SIDYA NDIAYE, SG DE L’INTERSYNDICALE DES TRAVAILLEURS DES COLLECTIVITES LOCALES : «L’État doit mettre fin à l’émiettement des collectivités afin de rationaliser le budget»
Je pense que la décision d’étaler sur deux phases, la mise en œuvre de l’Acte III a été la principale erreur à l’origine du blocage actuel. À mon avis, on ne devait pas commencer par l’application de la phase administrative en différant les moyens financiers destinés à soutenu les compétences transférées mais les deux à la fois. Maintenant, pour tourner rapidement et définitivement la page de ce problème de financement, je pense que l’État doit mettre fin à l’émiettement des collectivités locales afin de rationaliser le budget. Il nous faut aller vers un regroupement des communespour arriver à de grands ensembles forts et viables économiquement. On a, aujourd’hui, des centaines de collectivités locales qui nous coûtent trop cher alors qu’elles ne sont pas économiquement viables du fait qu’elles ne disposent d’aucune ressource pouvant garantir leur autonomie financière.
Toujours dans le souci de rationaliser les ressources, il faut également que les collectivités locales cherchent à disposer des ressources humaines de qualité, capables d’innovation en matière de recouvrement des taxes municipales… Les collectivités locales doivent se tourner par ailleurs vers la coopération décentralisée mais aussi explorer les financements innovants à l’exemple de ce qu’a fait récemment la ville de Dakar avec l’emprunt obligataire. À ce niveau, je souligne que le contrôle de l’État est indspensable pour éviter un risque de surendettement. Il faut aussi qu’il y ait une mutualisation des forces entre collectivités locales. Cependant, cela ne doit pas se faire sous forme d’un fonds de solidarité alimenté à partir des taxes appartenant aux communes d’une zone déterminée. Les taxes minières prélevées à Kédougou doivent être entièrement reversées à cette commune. À Matam, Thiès, Ziguinchor, ça doit la même chose. Cela va permettre à toutes les communes de chercher leurs propres ressources de financement.

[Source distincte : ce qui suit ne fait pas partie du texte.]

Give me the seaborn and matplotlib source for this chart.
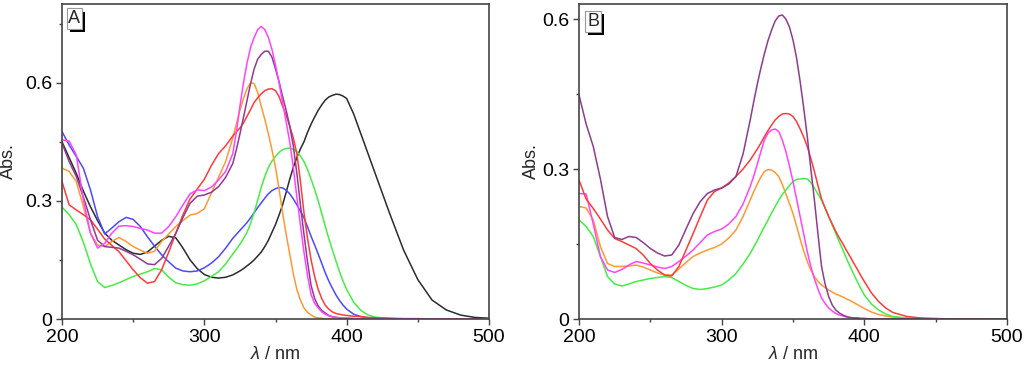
import pandas as pd
import matplotlib
matplotlib.use("Agg")
import matplotlib.pyplot as plt
import matplotlib.patheffects as pe
import seaborn as sns

# wavelength grid shared by all spectra (nm), finer around the bands
wl = (list(range(200, 320, 5)) + [320 + 2.5 * i for i in range(33)]
      + [405, 410, 415, 420] + [430, 440, 450, 460, 470, 480, 490, 500])

# ---- panel A spectra (Abs.) ----
a_black = [0.45, 0.41, 0.37, 0.325, 0.285, 0.25, 0.218, 0.2, 0.188, 0.176, 0.167, 0.164,
           0.17, 0.185, 0.2, 0.21, 0.206, 0.18, 0.15, 0.128, 0.113, 0.106, 0.104, 0.106,
           0.112, 0.117, 0.122, 0.128, 0.135, 0.142, 0.15, 0.16, 0.17, 0.184, 0.2,
           0.22, 0.24, 0.264, 0.29, 0.322, 0.355, 0.385, 0.41, 0.432, 0.45, 0.474,
           0.495, 0.513, 0.53, 0.544, 0.556, 0.564, 0.568, 0.571, 0.57, 0.566, 0.56,
           0.52, 0.47, 0.42, 0.37,
           0.27, 0.175, 0.1, 0.048, 0.023, 0.01, 0.004, 0.002]
a_blue = [0.476, 0.442, 0.413, 0.383, 0.328, 0.26, 0.216, 0.231, 0.247, 0.258, 0.253, 0.235,
          0.209, 0.185, 0.163, 0.145, 0.129, 0.122, 0.12, 0.122, 0.13, 0.142, 0.158, 0.18,
          0.205, 0.215, 0.225, 0.235, 0.245, 0.257, 0.27, 0.283, 0.295, 0.307, 0.318,
          0.326, 0.331, 0.334, 0.333, 0.327, 0.318, 0.305, 0.29, 0.274, 0.257, 0.234,
          0.21, 0.188, 0.165, 0.141, 0.117, 0.096, 0.078, 0.061, 0.047, 0.035, 0.025,
          0.012, 0.006, 0.003, 0.002,
          0.001, 0, 0, 0, 0, 0, 0, 0]
a_green = [0.284, 0.265, 0.24, 0.195, 0.14, 0.095, 0.08, 0.085, 0.092, 0.1, 0.108, 0.114,
           0.12, 0.128, 0.125, 0.106, 0.092, 0.087, 0.086, 0.089, 0.097, 0.108, 0.12, 0.14,
           0.165, 0.177, 0.19, 0.204, 0.22, 0.243, 0.27, 0.302, 0.335, 0.362, 0.385,
           0.401, 0.413, 0.423, 0.43, 0.433, 0.434, 0.431, 0.425, 0.414, 0.4, 0.38,
           0.355, 0.329, 0.3, 0.268, 0.235, 0.204, 0.175, 0.147, 0.12, 0.096, 0.075,
           0.042, 0.022, 0.01, 0.005,
           0.001, 0, 0, 0, 0, 0, 0, 0]
a_orange = [0.383, 0.375, 0.349, 0.286, 0.218, 0.188, 0.184, 0.197, 0.207, 0.197, 0.184, 0.175,
            0.167, 0.172, 0.197, 0.216, 0.235, 0.25, 0.264, 0.268, 0.28, 0.32, 0.36, 0.4,
            0.46, 0.495, 0.53, 0.56, 0.585, 0.6, 0.598, 0.575, 0.54, 0.507, 0.47,
            0.43, 0.385, 0.33, 0.27, 0.215, 0.165, 0.115, 0.075, 0.048, 0.028, 0.017,
            0.01, 0.005, 0.003, 0.002, 0.001, 0.001, 0, 0, 0, 0, 0,
            0, 0, 0, 0,
            0, 0, 0, 0, 0, 0, 0, 0]
a_red = [0.349, 0.29, 0.277, 0.265, 0.252, 0.228, 0.203, 0.187, 0.171, 0.148, 0.125, 0.105,
         0.091, 0.095, 0.125, 0.17, 0.218, 0.265, 0.305, 0.33, 0.355, 0.39, 0.42, 0.44,
         0.465, 0.475, 0.485, 0.498, 0.515, 0.532, 0.55, 0.562, 0.572, 0.58, 0.584,
         0.585, 0.58, 0.565, 0.54, 0.518, 0.49, 0.46, 0.42, 0.35, 0.27, 0.205,
         0.15, 0.108, 0.075, 0.052, 0.035, 0.025, 0.018, 0.014, 0.012, 0.01, 0.009,
         0.007, 0.006, 0.004, 0.003,
         0.002, 0.001, 0.001, 0, 0, 0, 0, 0]
a_purple = [0.447, 0.4, 0.362, 0.31, 0.252, 0.2, 0.184, 0.182, 0.18, 0.172, 0.163, 0.152,
            0.14, 0.138, 0.154, 0.185, 0.218, 0.258, 0.294, 0.312, 0.315, 0.322, 0.336, 0.36,
            0.395, 0.43, 0.47, 0.512, 0.555, 0.598, 0.635, 0.66, 0.672, 0.68, 0.68,
            0.665, 0.635, 0.603, 0.565, 0.53, 0.49, 0.44, 0.37, 0.29, 0.215, 0.145,
            0.085, 0.052, 0.033, 0.022, 0.015, 0.009, 0.006, 0.004, 0.003, 0.002, 0.002,
            0.001, 0, 0, 0,
            0, 0, 0, 0, 0, 0, 0, 0]
a_magenta = [0.455, 0.452, 0.417, 0.303, 0.218, 0.18, 0.192, 0.218, 0.236, 0.237, 0.235, 0.23,
             0.226, 0.218, 0.218, 0.235, 0.26, 0.29, 0.318, 0.328, 0.326, 0.335, 0.353, 0.375,
             0.42, 0.475, 0.54, 0.6, 0.65, 0.69, 0.715, 0.735, 0.743, 0.735, 0.715,
             0.685, 0.645, 0.6, 0.55, 0.5, 0.45, 0.385, 0.31, 0.24, 0.17, 0.11,
             0.062, 0.04, 0.028, 0.018, 0.012, 0.008, 0.005, 0.004, 0.003, 0.002, 0.002,
             0.001, 0, 0, 0,
             0, 0, 0, 0, 0, 0, 0, 0]

# ---- panel B spectra (Abs.) ----
b_orange = [0.225, 0.222, 0.198, 0.145, 0.111, 0.105, 0.105, 0.106, 0.108, 0.104, 0.098, 0.092,
            0.088, 0.088, 0.1, 0.113, 0.125, 0.132, 0.138, 0.143, 0.15, 0.162, 0.178, 0.205,
            0.238, 0.255, 0.27, 0.284, 0.295, 0.299, 0.298, 0.293, 0.285, 0.269, 0.25,
            0.231, 0.211, 0.186, 0.16, 0.136, 0.115, 0.098, 0.085, 0.075, 0.068, 0.063,
            0.058, 0.054, 0.05, 0.047, 0.044, 0.04, 0.037, 0.033, 0.029, 0.025, 0.021,
            0.014, 0.009, 0.006, 0.004,
            0.001, 0, 0, 0, 0, 0, 0, 0]
b_green = [0.198, 0.185, 0.165, 0.125, 0.085, 0.07, 0.066, 0.07, 0.075, 0.078, 0.081, 0.083,
           0.085, 0.083, 0.075, 0.067, 0.061, 0.059, 0.061, 0.064, 0.068, 0.078, 0.091, 0.11,
           0.131, 0.144, 0.157, 0.171, 0.185, 0.198, 0.212, 0.225, 0.238, 0.249, 0.258,
           0.267, 0.275, 0.279, 0.28, 0.281, 0.28, 0.273, 0.262, 0.25, 0.238, 0.222,
           0.205, 0.188, 0.171, 0.154, 0.138, 0.121, 0.105, 0.09, 0.075, 0.061, 0.048,
           0.03, 0.018, 0.01, 0.005,
           0.002, 0.001, 0, 0, 0, 0, 0, 0]
b_magenta = [0.251, 0.25, 0.19, 0.125, 0.098, 0.093, 0.099, 0.108, 0.115, 0.112, 0.108, 0.104,
             0.101, 0.105, 0.115, 0.126, 0.138, 0.153, 0.168, 0.175, 0.18, 0.19, 0.205, 0.23,
             0.265, 0.286, 0.31, 0.335, 0.358, 0.372, 0.378, 0.38, 0.375, 0.358, 0.335,
             0.306, 0.275, 0.24, 0.205, 0.17, 0.135, 0.105, 0.08, 0.06, 0.042, 0.031,
             0.022, 0.016, 0.011, 0.008, 0.006, 0.004, 0.003, 0.002, 0.002, 0.001, 0.001,
             0, 0, 0, 0,
             0, 0, 0, 0, 0, 0, 0, 0]
b_red = [0.278, 0.24, 0.221, 0.2, 0.178, 0.161, 0.155, 0.148, 0.141, 0.128, 0.111, 0.098,
         0.088, 0.086, 0.105, 0.138, 0.171, 0.205, 0.238, 0.255, 0.262, 0.272, 0.285, 0.3,
         0.318, 0.329, 0.34, 0.352, 0.365, 0.377, 0.388, 0.398, 0.405, 0.41, 0.411,
         0.41, 0.405, 0.395, 0.38, 0.364, 0.345, 0.321, 0.295, 0.267, 0.24, 0.222,
         0.205, 0.19, 0.175, 0.162, 0.15, 0.137, 0.125, 0.112, 0.1, 0.087, 0.075,
         0.052, 0.035, 0.022, 0.013,
         0.005, 0.002, 0.001, 0, 0, 0, 0, 0]
b_purple = [0.448, 0.39, 0.345, 0.28, 0.205, 0.163, 0.159, 0.165, 0.163, 0.153, 0.141, 0.132,
            0.126, 0.128, 0.148, 0.18, 0.211, 0.235, 0.251, 0.258, 0.262, 0.27, 0.285, 0.33,
            0.398, 0.435, 0.47, 0.502, 0.531, 0.557, 0.578, 0.596, 0.606, 0.608, 0.6,
            0.584, 0.558, 0.522, 0.475, 0.422, 0.365, 0.3, 0.238, 0.17, 0.105, 0.07,
            0.045, 0.028, 0.018, 0.012, 0.008, 0.005, 0.003, 0.002, 0.002, 0.001, 0.001,
            0, 0, 0, 0,
            0, 0, 0, 0, 0, 0, 0, 0]

colors = {"black": "#2b2b2b", "blue": "#4a4aff", "green": "#44ee44",
          "orange": "#ff9933", "red": "#ff3b3b", "purple": "#8e3c8e",
          "magenta": "#ff44ff"}

panel_a = {"black": a_black, "blue": a_blue, "green": a_green, "orange": a_orange,
           "red": a_red, "purple": a_purple, "magenta": a_magenta}
panel_b = {"orange": b_orange, "green": b_green, "magenta": b_magenta,
           "red": b_red, "purple": b_purple}


def to_long(spectra):
    frames = []
    for name, vals in spectra.items():
        assert len(vals) == len(wl), (name, len(vals))
        frames.append(pd.DataFrame({"wl": wl, "abs": vals, "curve": name}))
    return pd.concat(frames, ignore_index=True)


sns.set_theme(style="ticks")
plt.rcParams["font.family"] = ["Liberation Sans", "DejaVu Sans"]
plt.rcParams["mathtext.fontset"] = "custom"
plt.rcParams["mathtext.it"] = "Liberation Sans:italic"
plt.rcParams["mathtext.rm"] = "Liberation Sans"

fig = plt.figure(figsize=(10.24, 3.66), dpi=100)
ax_a = fig.add_axes([62 / 1024, 47 / 366, 427 / 1024, 315 / 366])
ax_b = fig.add_axes([579 / 1024, 47 / 366, 428 / 1024, 315 / 366])

spine_col = "#444444"
for ax, spectra, top, tag, tagpos, ylab_x in [
        (ax_a, panel_a, 0.80, "A", (0.029, 0.953), -0.105),
        (ax_b, panel_b, 0.63, "B", (0.033, 0.945), -0.091)]:
    df = to_long(spectra)
    sns.lineplot(data=df, x="wl", y="abs", hue="curve", palette=colors,
                 hue_order=list(spectra.keys()), estimator=None,
                 legend=False, lw=1.1, ax=ax)
    ax.set_xlim(200, 500)
    ax.set_ylim(0, top)
    ax.set_xticks([200, 300, 400, 500])
    ax.set_xticks([250, 350, 450], minor=True)
    ax.set_yticks([0, 0.3, 0.6])
    ax.set_yticklabels(["0", "0.3", "0.6"])
    ax.set_yticks([t for t in [0.15, 0.45, 0.75] if t < top], minor=True)
    ax.tick_params(which="major", direction="out", length=4, width=1,
                   color=spine_col, labelsize=14, pad=3, labelcolor="black")
    ax.tick_params(which="minor", direction="out", length=2.5, width=1,
                   color=spine_col)
    for s in ax.spines.values():
        s.set_visible(True)
        s.set_color(spine_col)
        s.set_linewidth(1.2)
    ax.set_xlabel(r"$\lambda$ / nm", fontsize=13)
    ax.xaxis.set_label_coords(0.5, -0.085)
    ax.set_ylabel("Abs.", fontsize=13)
    ax.yaxis.set_label_coords(ylab_x, 0.5)
    t = ax.text(tagpos[0], tagpos[1], tag, transform=ax.transAxes,
                ha="center", va="center", fontsize=13,
                bbox=dict(boxstyle="square,pad=0.1", fc="white",
                          ec="#999999", lw=0.8))
    t.get_bbox_patch().set_path_effects(
        [pe.withSimplePatchShadow(offset=(2.2, -2.2), shadow_rgbFace="black",
                                  alpha=1.0)])

fig.savefig("out.png", dpi=100)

Les fonds de dotation que l’État donne sont largement insuffisants par rapport aux besoins des collectivités locales. Il est donc temps que l’État pense à augmenter de manière substantielle de 10% à 20% la taxe qui alimente ces fonds de dotation. Il faut que l’État pense à céder aux collectivités locales certaines taxes pour les accompagner dans la mise œuvre des nouvelles compétences qu’il leur a transférées. L’État doit aussi renoncer au profit des collectivités locales 20 à 30% de la taxe à valeur ajoutée (Tva) qu’il prélève. Nous estimons également que l’État doit se dessaisir au profit des départements de certaines taxes pour les permettre d’avoir des ressources propres afin qu’ils ne finissent pas comme les anciennes régions.